One of the alien bodies displayed last week in Mexico Congress underwent multiple laboratory tests, including an X-ray and CT scan, as part of a study to ascertain whether it was man-made or natural.
The examinations, which were conducted on Tuesday (September 19) at a laboratory in Mexico City, found that the mummified remains were not fabricated or tampered with in any manner, implying that they were genuine.
According to Jose de Jesus Zalce Benitez, director of the Mexican Navy’s Scientific Institute for Health, the purported remains belonged to a single skeleton and were not put together with animal or human bones.
He went on to say that laboratory examinations revealed: “there is no evidence of any assembly or manipulation of the skulls”.
“[They] belong to a single skeleton that has not been joined to other pieces,” he said, reports The Telegraph.
He went on to say that his team discovered one that “was alive, was intact, was biological, and was in gestation,” pointing to big lumps within the supposed alien’s abdomen that he speculated were eggs.
The team was filmed doing tests on one of the bodies, which had an extended head, two slanted eyes, and a little raised nose. A Mexican UFO expert examines x-rays of ‘non-human’ entities brought to Congress.
The scientific community remains divided
The scientific community is still divided and skeptical about the authenticity of the two bodies revealed last week by Mexican journalist and UFO enthusiast Jaime Maussan.

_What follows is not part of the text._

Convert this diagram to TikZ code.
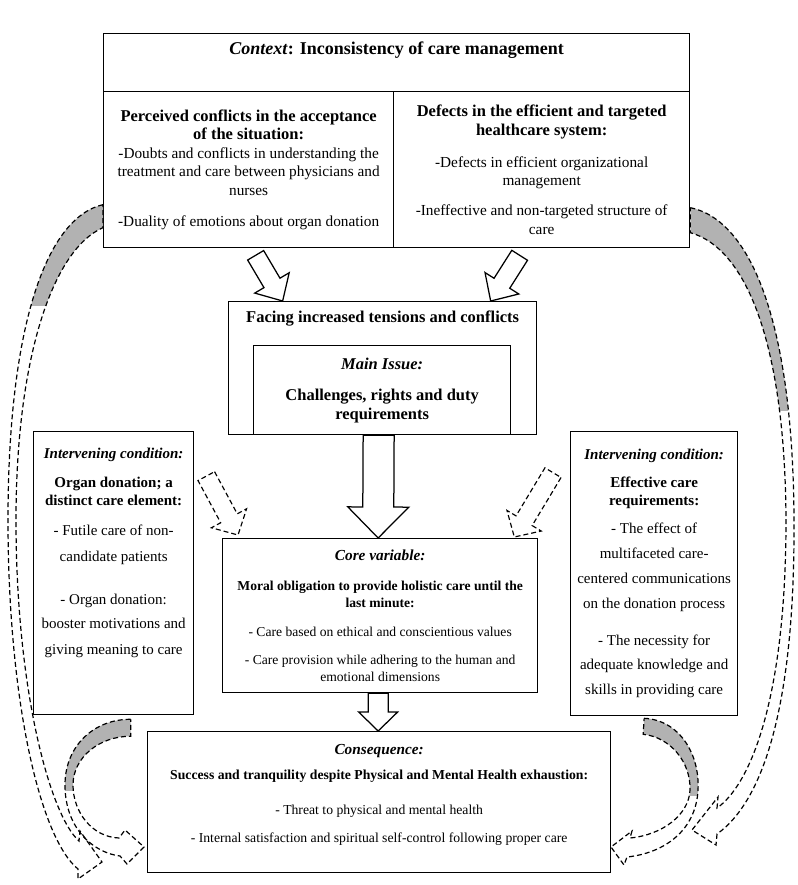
\documentclass[tikz,border=0pt]{standalone}
\usepackage{fontspec}
\setmainfont{Liberation Serif}
\usetikzlibrary{calc, positioning}

% hollow block arrow: [style]{from}{to}{half shaft}{half head}{head length}
\newcommand{\blockarrow}[6][]{%
  \coordinate (ba-h) at ($(#3)!#6!(#2)$);
  \draw[#1] ($(#2)!#4!90:(#3)$) -- ($(ba-h)!#4!-90:(#2)$)
    -- ($(ba-h)!#5!-90:(#2)$) -- (#3) -- ($(ba-h)!#5!90:(#2)$)
    -- ($(ba-h)!#4!90:(#2)$) -- ($(#2)!#4!-90:(#3)$) -- cycle;
}

% outlines of the curled arrows
\newcommand{\curlleft}{(l1a) .. controls (45,218) and (8,330) .. (8,520)
  .. controls (8,700) and (40,838) .. (78,869) -- (78,879) -- (l1tip)
  -- (80,831) -- (79,841) .. controls (50,815) and (16,690) .. (16,520)
  .. controls (16,360) and (52,250) .. (l1b) -- cycle}
\newcommand{\curlright}{(r1a) .. controls (750,220) and (793,320) .. (794,520)
  .. controls (795,700) and (765,800) .. (717,834) -- (716,845) -- (r1tip)
  -- (718,797) -- (717,808) .. controls (750,785) and (786,700) .. (786,520)
  .. controls (785,340) and (745,248) .. (r1b) -- cycle}
\newcommand{\curlleftint}{(l2a) .. controls (95,719) and (65,745) .. (65,785)
  .. controls (65,830) and (95,853) .. (120,856) -- (127,864) -- (l2tip)
  -- (125,830) -- (119,838) .. controls (92,837) and (73,812) .. (73,785)
  .. controls (73,757) and (100,736) .. (l2b) -- cycle}
\newcommand{\curlrightint}{(r2a) .. controls (680,720) and (700,755) .. (698,790)
  .. controls (696,830) and (665,853) .. (627,857) -- (624,865) -- (r2tip)
  -- (632,831) -- (630,838) .. controls (662,835) and (689,815) .. (690,790)
  .. controls (691,762) and (670,737) .. (r2b) -- cycle}

\newcommand{\bhead}[1]{{\fontsize{16.5}{18.5}\selectfont\bfseries #1}}

\begin{document}
\begin{tikzpicture}[
        x=1pt, y=-1pt,
        box/.style = {
            rectangle,
            draw=black,
            line width=1.3pt,
            inner sep=0pt,
            align=center
        },
        txt/.style = {
            inner sep=0pt,
            align=center
        },
        fat/.style = {
            draw=black,
            line width=1.25pt,
            fill=white
        },
        fatdash/.style = {
            draw=black,
            line width=1.15pt,
            dash pattern=on 5pt off 3pt
        },
        curl/.style = {
            draw=black,
            line width=1.2pt,
            dash pattern=on 5pt off 3pt
        },
        shade/.style = {fill=gray!60}
    ]
    \useasboundingbox (0,0) rectangle (797,885);

    % Nodes
    \node[box, minimum width=586pt, minimum height=58pt, anchor=north west] (ctx) at (103,33) {};
    \node[txt, below=9pt of ctx.north, font=\fontsize{18}{22}\selectfont\bfseries] (ctxtitle)
        {\textit{Context}: Inconsistency of care management};

    \node[box, minimum width=290pt, minimum height=156pt, anchor=north west,
          font=\fontsize{15.3}{18.5}\selectfont] (perc) at (103,91)
        {\bhead{Perceived conflicts in the acceptance}\\
         \bhead{of the situation:}\\
         -Doubts and conflicts in understanding the\\
         treatment and care between physicians and\\
         nurses\\[12.5pt]
         -Duality of emotions about organ donation};

    \node[box, minimum width=296pt, minimum height=156pt, anchor=north west,
          font=\fontsize{15.3}{18.5}\selectfont] (defect) at (393,91)
        {\bhead{Defects in the efficient and targeted}\\
         \bhead{healthcare system:}\\[13.5pt]
         -Defects in efficient organizational\\
         management\\[11.5pt]
         -Ineffective and non-targeted structure of\\
         care};

    \node[box, minimum width=308pt, minimum height=133pt, anchor=north west] (face) at (228,301) {};
    \node[txt, below=10pt of face.north, font=\fontsize{16.5}{19}\selectfont\bfseries] (facetitle)
        {Facing increased tensions and conflicts};

    \node[box, minimum width=257pt, minimum height=89pt, anchor=north west,
          font=\fontsize{16.5}{19}\selectfont\bfseries] (issue) at (253,345)
        {\textit{Main Issue:}\\[12pt]
         Challenges, rights and duty\\
         requirements};

    \node[box, minimum width=315pt, minimum height=154pt, anchor=north west,
          font=\fontsize{13.6}{17}\selectfont] (core) at (222,538)
        {{\fontsize{15.3}{17}\selectfont\bfseries\itshape Core variable:}\\[13pt]
         \textbf{Moral obligation to provide holistic care until the}\\
         \textbf{last minute:}\\[12pt]
         - Care based on ethical and conscientious values\\[11pt]
         - Care provision while adhering to the human and\\
         emotional dimensions};

    \node[box, minimum width=463pt, minimum height=141pt, anchor=north west] (cons) at (147,731) {};
    \node[txt, font=\fontsize{13.7}{16}\selectfont] (constext) at ([yshift=7pt]cons.center)
        {{\fontsize{15.3}{16}\selectfont\bfseries\itshape Consequence:}\\[9pt]
         \textbf{Success and tranquility despite Physical and Mental Health exhaustion:}\\[19pt]
         - Threat to physical and mental health\\[12pt]
         - Internal satisfaction and spiritual self-control following proper care};

    \node[box, minimum width=160pt, minimum height=283pt, anchor=north west] (leftint) at (33,431) {};
    \node[txt, font=\fontsize{15}{18.5}\selectfont] (lefttext) at ([yshift=20pt]leftint.center)
        {\textbf{\textit{Intervening condition:}}\\[10pt]
         \textbf{Organ donation; a}\\
         \textbf{distinct care element:}\\[11pt]
         - Futile care of non-\\[8pt]
         candidate patients\\[24pt]
         - Organ donation:\\[6pt]
         booster motivations and\\[7pt]
         giving meaning to care};

    \node[box, minimum width=167pt, minimum height=284pt, anchor=north west,
          font=\fontsize{15}{18.5}\selectfont] (rightint) at (570,431)
        {\textbf{\textit{Intervening condition:}}\\[9.5pt]
         \textbf{Effective care}\\
         \textbf{requirements:}\\[9.5pt]
         - The effect of\\[6.5pt]
         multifaceted care-\\[6.5pt]
         centered communications\\[6.5pt]
         on the donation process\\[18.5pt]
         - The necessity for\\[5.5pt]
         adequate knowledge and\\[6.5pt]
         skills in providing care};

    % Block arrows
    \coordinate (pa) at ([xshift=7pt, yshift=-7pt]perc.south);
    \coordinate (pb) at ([xshift=-100pt]face.north);
    \coordinate (qa) at ([xshift=-22pt, yshift=-7pt]defect.south);
    \coordinate (qb) at ([xshift=108pt]face.north);
    \coordinate (da) at ([xshift=-4pt]face.south);
    \coordinate (db) at ([xshift=-2pt]core.north);
    \coordinate (ca) at ([xshift=-2pt]core.south);
    \coordinate (cb) at ([xshift=-1pt]cons.north);
    \blockarrow[fat]{pa}{pb}{9.3pt}{20pt}{21pt}
    \blockarrow[fat]{qa}{qb}{9.3pt}{20pt}{21pt}
    \blockarrow[fat]{da}{db}{15.5pt}{30.5pt}{31pt}
    \blockarrow[fat]{ca}{cb}{10pt}{19.5pt}{19pt}

    % Dashed arrows from the intervening conditions
    \coordinate (la) at ([xshift=12pt, yshift=97pt]leftint.east);
    \coordinate (lb) at ([xshift=16pt, yshift=3pt]core.north west);
    \coordinate (ra) at ([xshift=-17pt, yshift=101pt]rightint.west);
    \coordinate (rb) at ([xshift=-24pt, yshift=1pt]core.north east);
    \blockarrow[fatdash]{la}{lb}{9.4pt}{20pt}{19pt}
    \blockarrow[fatdash]{ra}{rb}{9.4pt}{20pt}{19pt}

    % Curled arrows
    \coordinate (l1a) at ([yshift=-35pt]perc.west);
    \coordinate (l1b) at ([yshift=-58pt]perc.west);
    \coordinate (l1tip) at (102,862);
    \coordinate (r1a) at ([yshift=-38pt]defect.east);
    \coordinate (r1b) at ([yshift=-63pt]defect.east);
    \coordinate (r1tip) at (692,830);
    \coordinate (l2a) at ([xshift=17pt, yshift=-4pt]leftint.south);
    \coordinate (l2b) at ([xshift=17pt, yshift=-21pt]leftint.south);
    \coordinate (l2tip) at (144,847);
    \coordinate (r2a) at ([xshift=-10pt, yshift=-2pt]rightint.south);
    \coordinate (r2b) at ([xshift=-11pt, yshift=-18pt]rightint.south);
    \coordinate (r2tip) at (611,847);

    \begin{scope}
        \clip (0,0) rectangle (120,305);
        \fill[shade] \curlleft;
    \end{scope}
    \begin{scope}
        \clip (680,0) rectangle (797,410);
        \fill[shade] \curlright;
    \end{scope}
    \begin{scope}
        \clip (0,700) rectangle (140,790);
        \fill[shade] \curlleftint;
    \end{scope}
    \begin{scope}
        \clip (620,700) rectangle (720,795);
        \fill[shade] \curlrightint;
    \end{scope}
    \draw[curl] \curlleft;
    \draw[curl] \curlright;
    \draw[curl] \curlleftint;
    \draw[curl] \curlrightint;

\end{tikzpicture}
\end{document}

Several UFO and forensics specialists have spoken out, calling the claims “unsubstantiated” and a “hoax.”
Among the skeptics is British physics professor Brian Cox, who has called for a sample to be given to biological tech company ’23andMe’ for independent confirmation that the specimens are extraterrestrial, according to Sky News.
“It’s very unlikely that an intelligent species that evolved on another planet would look like us,” he said last week.
The Peruvian government has launched an investigation
Another mystery is how the alien remains discovered near the Nazca Lines in Peru ended up in the possession of Maussan.
The Peruvian government has stated that they are pre-Hispanic artifacts and has added that they have begun a criminal probe into how the bodies left the country.
Maussan, 70, however, said that he is innocent and has done “absolutely nothing illegal.”
He said he would reveal all “at an appropriate time.”